* Raw data *
'''

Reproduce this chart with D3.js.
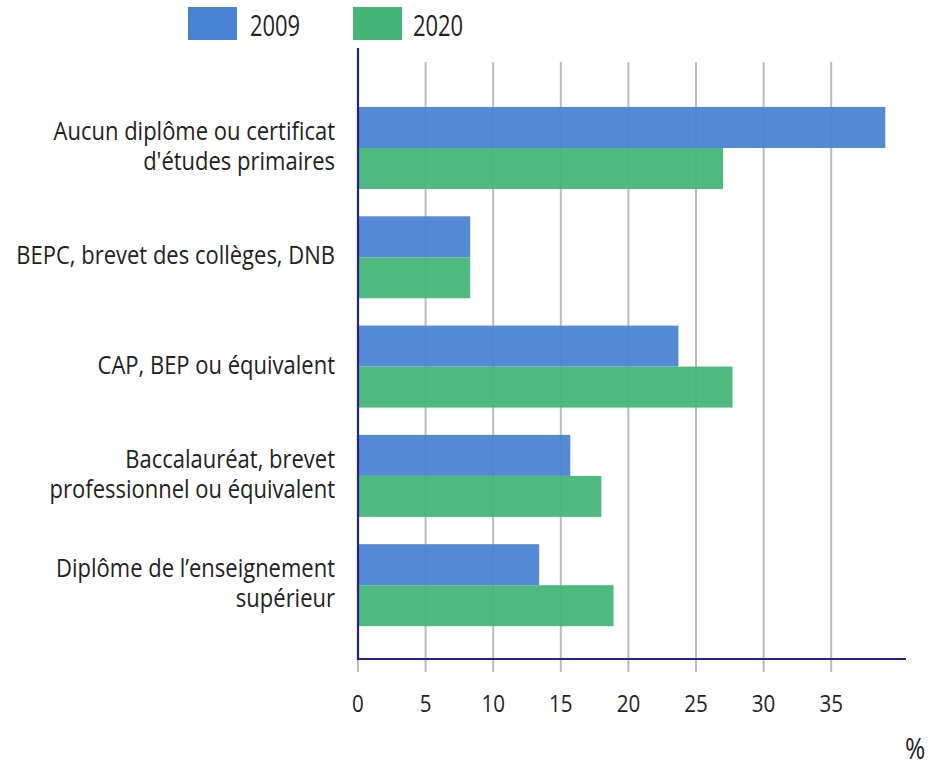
<!DOCTYPE html>
<html><head><meta charset="utf-8">
<script src="https://cdn.jsdelivr.net/npm/d3@7"></script>
<style>body{margin:0;background:#fff;}text{font-family:"Open Sans",sans-serif;}</style>
</head><body>
<svg id="c" width="933" height="766"></svg>
<script>
const categories = [
  ["Aucun diplôme ou certificat", "d'études primaires"],
  ["BEPC, brevet des collèges, DNB"],
  ["CAP, BEP ou équivalent"],
  ["Baccalauréat, brevet", "professionnel ou équivalent"],
  ["Diplôme de l’enseignement", "supérieur"]
];
const seriesNames = ["2009", "2020"];
const values2009 = [39.0, 8.3, 23.7, 15.7, 13.4];
const values2020 = [27.0, 8.3, 27.7, 18.0, 18.9];
const ticks = [0, 5, 10, 15, 20, 25, 30, 35];
const colors = ["#4a83d3", "#45b678"];

const svg = d3.select("#c");
const x0 = 358, x1 = 906, yTop = 48, yBot = 659;
const x = d3.scaleLinear().domain([0, 40.5]).range([x0, x0 + 40.5 * 13.52]);
const idx = d3.range(categories.length);
const y = d3.scaleBand().domain(idx).range([107, 107 + 109.3 * 4.75]).paddingInner(0.25).paddingOuter(0);
const ys = d3.scaleBand().domain(seriesNames).range([0, y.bandwidth()]);

// helper: horizontally condensed text
function ctext(px, py, str, size, sx, anchor) {
  return svg.append("text")
    .attr("transform", `translate(${px},${py}) scale(${sx},1)`)
    .attr("text-anchor", anchor).attr("font-size", size).attr("fill", "#222").text(str);
}

// grid
svg.append("g").selectAll("line").data(ticks.slice(1)).join("line")
  .attr("x1", d => x(d)).attr("x2", d => x(d))
  .attr("y1", 62).attr("y2", 672)
  .attr("stroke", "#bbb").attr("stroke-width", 2);
svg.append("line").attr("x1", x(0)).attr("x2", x(0)).attr("y1", yBot).attr("y2", 672)
  .attr("stroke", "#bbb").attr("stroke-width", 2);

// bars
const data = [values2009, values2020];
data.forEach((vals, si) => {
  svg.append("g").selectAll("rect").data(vals).join("rect")
    .attr("x", x(0))
    .attr("y", (d, i) => y(i) + ys(seriesNames[si]))
    .attr("width", d => x(d) - x(0))
    .attr("height", ys.bandwidth())
    .attr("fill", colors[si]).attr("fill-opacity", 0.95);
});

// axes lines
svg.append("line").attr("x1", x0).attr("x2", x0).attr("y1", yTop).attr("y2", yBot + 1)
  .attr("stroke", "#23238e").attr("stroke-width", 2.2);
svg.append("line").attr("x1", x0 - 1).attr("x2", x1).attr("y1", yBot).attr("y2", yBot)
  .attr("stroke", "#23238e").attr("stroke-width", 2.2);

// tick labels
ticks.forEach(t => ctext(x(t), 712, t, 24.5, 0.84, "middle"));
ctext(905, 759, "%", 30, 0.82, "start");

// category labels (one text element per category, lines as tspans)
categories.forEach((lines, i) => {
  const cy = y(i) + y.bandwidth() / 2;
  const lh = 30;
  const t = svg.append("text")
    .attr("transform", `translate(335,${cy + 7}) scale(0.894,1)`)
    .attr("text-anchor", "end").attr("font-size", 24.6).attr("fill", "#222");
  lines.forEach((l, k) => {
    t.append("tspan").attr("x", 0).attr("y", (k - (lines.length - 1) / 2) * lh).text(l);
  });
});

// legend
const lg = [[188, 250], [353, 413]];
seriesNames.forEach((n, i) => {
  svg.append("rect").attr("x", lg[i][0]).attr("y", 7).attr("width", 49).attr("height", 33)
    .attr("fill", colors[i]);
  ctext(lg[i][1], 36, n, 28.5, 0.77, "start");
});
</script>
</body></html>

'''

* Task statement *
Leave out all pictures, then copy the remaining material exactly.

* Exercise response *
Reproduce this chart with D3.js.
<!DOCTYPE html>
<html><head><meta charset="utf-8">
<script src="https://cdn.jsdelivr.net/npm/d3@7"></script>
<style>body{margin:0;background:#fff;}text{font-family:"Open Sans",sans-serif;}</style>
</head><body>
<svg id="c" width="933" height="766"></svg>
<script>
const categories = [
  ["Aucun diplôme ou certificat", "d'études primaires"],
  ["BEPC, brevet des collèges, DNB"],
  ["CAP, BEP ou équivalent"],
  ["Baccalauréat, brevet", "professionnel ou équivalent"],
  ["Diplôme de l’enseignement", "supérieur"]
];
const seriesNames = ["2009", "2020"];
const values2009 = [39.0, 8.3, 23.7, 15.7, 13.4];
const values2020 = [27.0, 8.3, 27.7, 18.0, 18.9];
const ticks = [0, 5, 10, 15, 20, 25, 30, 35];
const colors = ["#4a83d3", "#45b678"];

const svg = d3.select("#c");
const x0 = 358, x1 = 906, yTop = 48, yBot = 659;
const x = d3.scaleLinear().domain([0, 40.5]).range([x0, x0 + 40.5 * 13.52]);
const idx = d3.range(categories.length);
const y = d3.scaleBand().domain(idx).range([107, 107 + 109.3 * 4.75]).paddingInner(0.25).paddingOuter(0);
const ys = d3.scaleBand().domain(seriesNames).range([0, y.bandwidth()]);

// helper: horizontally condensed text
function ctext(px, py, str, size, sx, anchor) {
  return svg.append("text")
    .attr("transform", `translate(${px},${py}) scale(${sx},1)`)
    .attr("text-anchor", anchor).attr("font-size", size).attr("fill", "#222").text(str);
}

// grid
svg.append("g").selectAll("line").data(ticks.slice(1)).join("line")
  .attr("x1", d => x(d)).attr("x2", d => x(d))
  .attr("y1", 62).attr("y2", 672)
  .attr("stroke", "#bbb").attr("stroke-width", 2);
svg.append("line").attr("x1", x(0)).attr("x2", x(0)).attr("y1", yBot).attr("y2", 672)
  .attr("stroke", "#bbb").attr("stroke-width", 2);

// bars
const data = [values2009, values2020];
data.forEach((vals, si) => {
  svg.append("g").selectAll("rect").data(vals).join("rect")
    .attr("x", x(0))
    .attr("y", (d, i) => y(i) + ys(seriesNames[si]))
    .attr("width", d => x(d) - x(0))
    .attr("height", ys.bandwidth())
    .attr("fill", colors[si]).attr("fill-opacity", 0.95);
});

// axes lines
svg.append("line").attr("x1", x0).attr("x2", x0).attr("y1", yTop).attr("y2", yBot + 1)
  .attr("stroke", "#23238e").attr("stroke-width", 2.2);
svg.append("line").attr("x1", x0 - 1).attr("x2", x1).attr("y1", yBot).attr("y2", yBot)
  .attr("stroke", "#23238e").attr("stroke-width", 2.2);

// tick labels
ticks.forEach(t => ctext(x(t), 712, t, 24.5, 0.84, "middle"));
ctext(905, 759, "%", 30, 0.82, "start");

// category labels (one text element per category, lines as tspans)
categories.forEach((lines, i) => {
  const cy = y(i) + y.bandwidth() / 2;
  const lh = 30;
  const t = svg.append("text")
    .attr("transform", `translate(335,${cy + 7}) scale(0.894,1)`)
    .attr("text-anchor", "end").attr("font-size", 24.6).attr("fill", "#222");
  lines.forEach((l, k) => {
    t.append("tspan").attr("x", 0).attr("y", (k - (lines.length - 1) / 2) * lh).text(l);
  });
});

// legend
const lg = [[188, 250], [353, 413]];
seriesNames.forEach((n, i) => {
  svg.append("rect").attr("x", lg[i][0]).attr("y", 7).attr("width", 49).attr("height", 33)
    .attr("fill", colors[i]);
  ctext(lg[i][1], 36, n, 28.5, 0.77, "start");
});
</script>
</body></html>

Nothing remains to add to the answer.